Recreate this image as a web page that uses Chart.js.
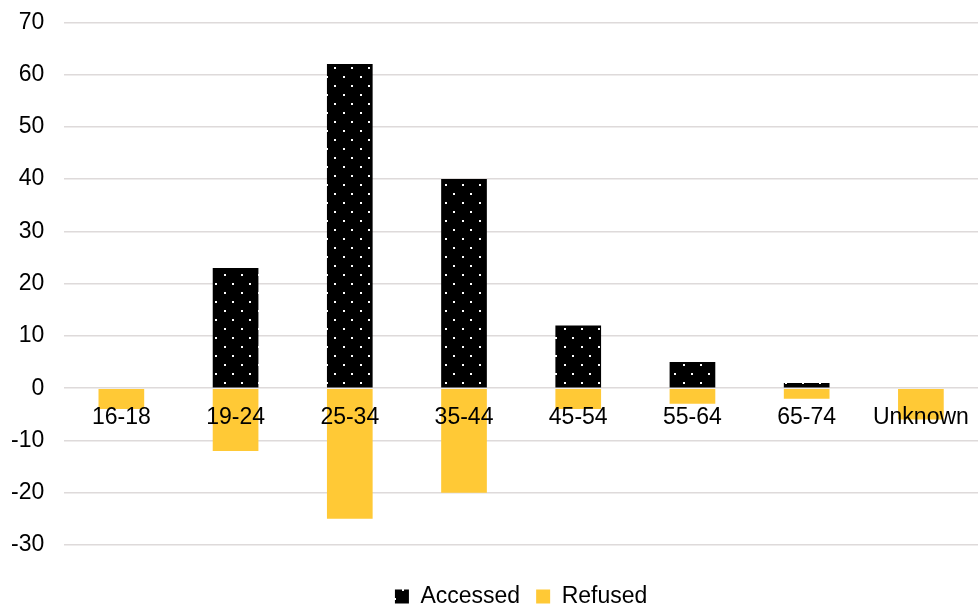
<!DOCTYPE html>
<html>
<head>
<meta charset="utf-8">
<script src="https://cdn.jsdelivr.net/npm/chart.js@4.4.0/dist/chart.umd.min.js"></script>
<style>
  html, body { margin: 0; padding: 0; background: #fff; }
  #wrap { width: 978px; height: 606px; }
</style>
</head>
<body>
<div id="wrap"><canvas id="myChart" width="978" height="606"></canvas></div>
<script>
// data
const ageGroups = ['16-18', '19-24', '25-34', '35-44', '45-54', '55-64', '65-74', 'Unknown']
const accessed = [0, 23, 62, 40, 12, 5, 1, 0]
const refused = [-4, -12, -25, -20, -4, -3, -2, -6]
const yTicks = [-30, -20, -10, 0, 10, 20, 30, 40, 50, 60, 70]

// black with white dots, like the excel fill
function dotPattern() {
  let c = document.createElement('canvas')
  c.width = 17
  c.height = 18
  let g = c.getContext('2d')
  g.fillStyle = '#000'
  g.fillRect(0, 0, 17, 18)
  g.fillStyle = '#fff'
  g.fillRect(3, 4, 2, 2)
  g.fillRect(11, 13, 2, 2)
  return g.createPattern(c, 'repeat')
}

Chart.defaults.font.family = '"Liberation Sans", Arial, sans-serif'
Chart.defaults.font.size = 23
Chart.defaults.color = '#000'

let ctx = document.getElementById('myChart').getContext('2d')
let myChart = new Chart(ctx, {
  type: 'bar',
  data: {
    labels: ageGroups,
    datasets: [{
      label: 'Accessed',
      backgroundColor: dotPattern(),
      data: accessed
    },
    {
      label: 'Refused',
      backgroundColor: '#FFC936',
      data: refused
    }]
  },
  options: {
    responsive: false,
    animation: false,
    layout: { padding: { left: -9, right: 0, top: 20, bottom: -12 } },
    datasets: { bar: { barPercentage: 0.4, categoryPercentage: 1 } },
    scales: {
      x: {
        stacked: true,
        position: { y: 0 },
        grid: { display: false },
        border: { display: false },
        ticks: { padding: 8, maxRotation: 0, autoSkip: false, z: 1 }
      },
      y: {
        stacked: true,
        min: -30,
        max: 70,
        afterBuildTicks: (axis) => { axis.ticks = yTicks.map(v => ({ value: v })) },
        grid: { color: '#dedada', lineWidth: 1.5, drawTicks: false },
        border: { display: false },
        ticks: { padding: 20, font: { lineHeight: 0.2 } }
      }
    },
    plugins: {
      legend: {
        position: 'bottom',
        fullSize: false,
        title: { display: true, text: '', padding: 0, font: { size: 10, lineHeight: '24px' } },
        labels: { boxWidth: 14, boxHeight: 14, padding: 16 }
      },
      tooltip: { enabled: false }
    }
  }
})
</script>
</body>
</html>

TASK REQUIREMENTS: Take the listing above and restate it word for word, without its pictures.

EXERCISE SOLUTION:
Recreate this image as a web page that uses Chart.js.
<!DOCTYPE html>
<html>
<head>
<meta charset="utf-8">
<script src="https://cdn.jsdelivr.net/npm/chart.js@4.4.0/dist/chart.umd.min.js"></script>
<style>
  html, body { margin: 0; padding: 0; background: #fff; }
  #wrap { width: 978px; height: 606px; }
</style>
</head>
<body>
<div id="wrap"><canvas id="myChart" width="978" height="606"></canvas></div>
<script>
// data
const ageGroups = ['16-18', '19-24', '25-34', '35-44', '45-54', '55-64', '65-74', 'Unknown']
const accessed = [0, 23, 62, 40, 12, 5, 1, 0]
const refused = [-4, -12, -25, -20, -4, -3, -2, -6]
const yTicks = [-30, -20, -10, 0, 10, 20, 30, 40, 50, 60, 70]

// black with white dots, like the excel fill
function dotPattern() {
  let c = document.createElement('canvas')
  c.width = 17
  c.height = 18
  let g = c.getContext('2d')
  g.fillStyle = '#000'
  g.fillRect(0, 0, 17, 18)
  g.fillStyle = '#fff'
  g.fillRect(3, 4, 2, 2)
  g.fillRect(11, 13, 2, 2)
  return g.createPattern(c, 'repeat')
}

Chart.defaults.font.family = '"Liberation Sans", Arial, sans-serif'
Chart.defaults.font.size = 23
Chart.defaults.color = '#000'

let ctx = document.getElementById('myChart').getContext('2d')
let myChart = new Chart(ctx, {
  type: 'bar',
  data: {
    labels: ageGroups,
    datasets: [{
      label: 'Accessed',
      backgroundColor: dotPattern(),
      data: accessed
    },
    {
      label: 'Refused',
      backgroundColor: '#FFC936',
      data: refused
    }]
  },
  options: {
    responsive: false,
    animation: false,
    layout: { padding: { left: -9, right: 0, top: 20, bottom: -12 } },
    datasets: { bar: { barPercentage: 0.4, categoryPercentage: 1 } },
    scales: {
      x: {
        stacked: true,
        position: { y: 0 },
        grid: { display: false },
        border: { display: false },
        ticks: { padding: 8, maxRotation: 0, autoSkip: false, z: 1 }
      },
      y: {
        stacked: true,
        min: -30,
        max: 70,
        afterBuildTicks: (axis) => { axis.ticks = yTicks.map(v => ({ value: v })) },
        grid: { color: '#dedada', lineWidth: 1.5, drawTicks: false },
        border: { display: false },
        ticks: { padding: 20, font: { lineHeight: 0.2 } }
      }
    },
    plugins: {
      legend: {
        position: 'bottom',
        fullSize: false,
        title: { display: true, text: '', padding: 0, font: { size: 10, lineHeight: '24px' } },
        labels: { boxWidth: 14, boxHeight: 14, padding: 16 }
      },
      tooltip: { enabled: false }
    }
  }
})
</script>
</body>
</html>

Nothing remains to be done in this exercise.